Is that what California Democrats want? Homage? Or do we want a Party that can be effective? That can support the issues and candidates that matter to us? And a chair that can actually lead our party into this century and the next.

Before I heard about the column, I sent out a second email to CDP delegates about my campaign last night. I’ve been fairly stunned at the response. At the number of people who have taken the trouble to email back to say they’ve heard of me, or heard me, and are going to vote for me.

Like many others, Marinucci doesn’t give my campaign much of a chance. But most people didn’t think Americans were ready to elect a black man as president. Few people believed Jerry McNerney could win a seat in Congress. But I worked in Jerry’s campaign, and he never doubted it.

One lady today asked me if I would appoint her to the state standing committee she currently serves on after I was elected chair. Maybe she’s just being nice.
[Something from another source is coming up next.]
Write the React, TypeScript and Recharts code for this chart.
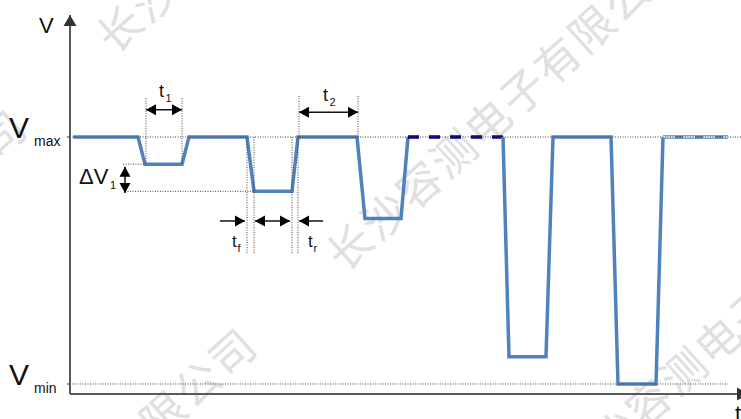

But maybe in an era where a wind engineer can go to Congress and a black man to the White House, the CDP can stop electing members of the old guard as chair.

One commenter to Marinucci’s story said he nearly snorted his corn flakes when the story painted me as the defender of California’s youth. At 59 myself, I am a pretty unlikely champion for the future. But my vision for the CDP is vastly different than John Burton’s. My dedication to change is what has kept me going through a physically and financially taxing campaign. And my commitment to the California Democrats who answer my emails and come up to talk to me after central committee meetings is what keeps me going.

Change is possible. If only enough state central committee members believe in and vote for it on April 25.